The big news is, I finally organised myself to visit Warwick Castle this weekend. And I was impressed. The place had an immediate and profound effect on me; I could feel lines and phrases carving themselves out on the air as I wandered about its high-ceilinged halls and narrow stone passageways.
For those unsure what this visit is all about, I decided back in October - on becoming Poet Laureate for Warwick - that I wanted to write some poems about Warwick Castle - once in decline, now beautifully restored and one of the best examples of a 'working' medieval castle in England.
My friend Julie Boden, based here in Warwickshire and herself a former Birmingham Poet Laureate, advised me early on to decide what sort of legacy I wanted to leave behind once my stint in the Laureateship was over. And while I had all sorts of grandiose schemes in mind, the only one that's really stuck has been this simple idea of writing about Warwick Castle.
Oddly enough, David Morley was also there this weekend, a major Warwickshire poet and the writer in charge of the creative writing programme at Warwick University; I spotted him in the 'medieval' cafeteria, lunching with his family, and went over to say hello.
Apparently fancying himself as the man from Porlock, David stopped for a quick word a few minutes later while I was scribbling down some notes and phrases over a latté.
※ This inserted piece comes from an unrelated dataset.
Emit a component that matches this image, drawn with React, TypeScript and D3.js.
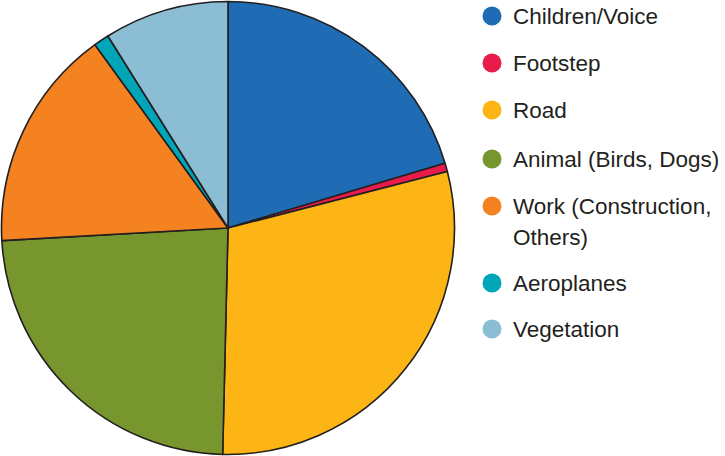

Luckily, I have no intention of starting to write any of the Warwick poems until much later this year, so his efforts were in vain!
Basically, my visits this weekend have been purely preliminary, just looking about the place and setting my mind in motion. But it's proved an extremely worthwhile thing to do, far beyond what I had initially envisaged.
At first, I thought Warwick Castle might provide inspiration for two or three poems. But having received such strong vibes both from the castle and its grounds, I've got a hunch this could easily become a much longer-term project.
Time to start blocking in 'Warwick Castle poems' on the calendar, perhaps.